Efficient Lighting Setups

Complex lighting increases render time exponentially. Aim for the minimal number of lights needed to achieve the desired look. Prefer image-based lighting (HDRI) for realistic ambient environment light. Use area lights over point lights for softer, more natural shadows. For interior daylight, a single strong sun light paired with an HDRI and light portals is often sufficient.

Material Realism and Texture Resolution

Realism lies in imperfection. Add variation to materials—no large surface is perfectly uniform. Mix similar materials or use grunge maps to break up uniformity in walls or floors. Ensure texture resolution is appropriate: 2K-4K for large foreground surfaces; 1K or less for small or distant objects. Proper UV unwrapping is non-negotiable to prevent stretching or distortion of textures.

Tools and Software for Architectural Rendering

Overview of Rendering Engines

The market offers powerful rendering engines, each with strengths. Unbiased engines (like V-Ray, Corona) prioritize physical accuracy for ultimate photorealism, often at longer render times. Real-time engines (like Unreal Engine, Twinmotion) use rasterization to provide instant feedback and interactive walkthroughs, sacrificing some physical accuracy for speed. GPU-accelerated engines (like Octane, Redshift) leverage graphics cards for dramatically faster renders, ideal for iterative work.
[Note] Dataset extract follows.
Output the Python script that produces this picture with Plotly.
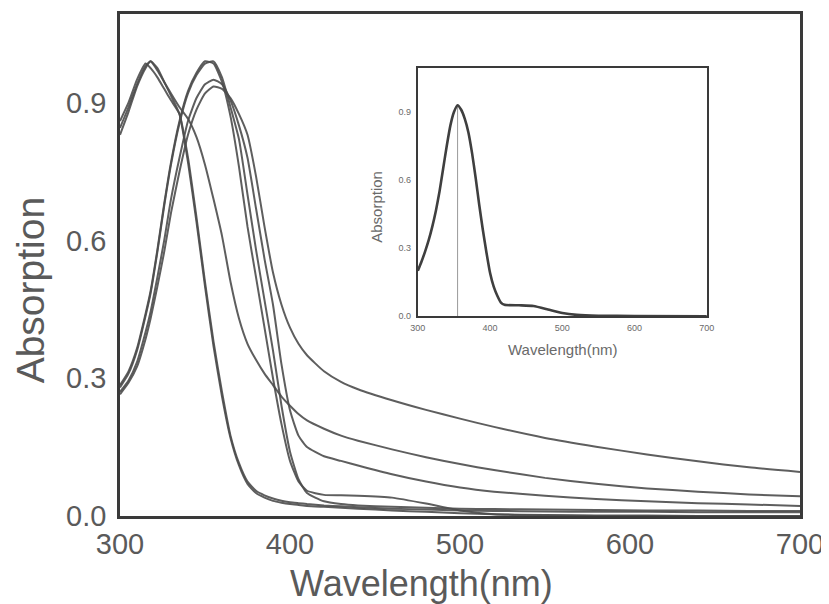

Streamlining Workflow with AI Tools

AI is entering the workflow at multiple stages. In early concepting, AI can generate 3D forms from text or image prompts, allowing for rapid exploration of massing and style. Later, AI-assisted tools can accelerate tasks like generating texture variations from a base material, upscaling low-res renders, or intelligently populating scenes with context-appropriate entourage, reducing manual labor.

Choosing the Right Tool for Your Project

Select software based on project requirements. For high-end marketing imagery, an unbiased engine like V-Ray may be best. For an interactive client presentation or VR walkthrough, a real-time engine like Unreal is essential. For fast, iterative design studies, a GPU engine or an AI-assisted platform that quickly converts sketches or concepts into textured 3D models can dramatically accelerate the feedback loop. Consider team skill sets, software integration with your modeling package, and budget for hardware and licenses.

Comparing Rendering Approaches

Real-Time vs. Offline (Pre-Rendered)

Real-Time Rendering calculates images instantly (at 30+ frames per second), enabling interactive exploration and live changes. It's ideal for VR/AR, client presentations, and design decision-making. The trade-off is typically less physical accuracy in lighting and materials compared to offline methods.

Offline (Pre-Rendered) rendering uses longer computation times (seconds to hours per frame) to achieve maximum photorealism through complex light simulation. It is the standard for producing final, print-quality still images and cinematic animations where visual fidelity is paramount.

Cloud Rendering vs. Local Hardware

Local rendering uses your own workstation or a dedicated render farm within your office. It offers full control and security but is limited by your hardware investment and can tie up machines for hours. Cloud rendering farms (like AWS, Google Cloud, or specialized services) offer virtually unlimited computational power on-demand. You upload your scene and pay for the processing time, freeing up local resources. It is cost-effective for large, one-off projects but requires a stable internet connection and consideration for data security.

Balancing Speed, Quality, and Cost

Every project demands a balance between these three factors. High Quality + High Speed = High Cost (requiring powerful local hardware or significant cloud credits). High Quality + Low Cost = Low Speed (using older hardware with long render times). High Speed + Low Cost = Lower Quality (using real-time engines or lower render settings).

Practical Tip: Adopt a hybrid approach. Use fast, lower-quality renders for internal iterations and client WIP approvals. Reserve the full-quality, time-intensive render settings only for the final, approved frames. Leveraging AI for rapid asset creation or cloud bursts for final output can optimize this balance effectively.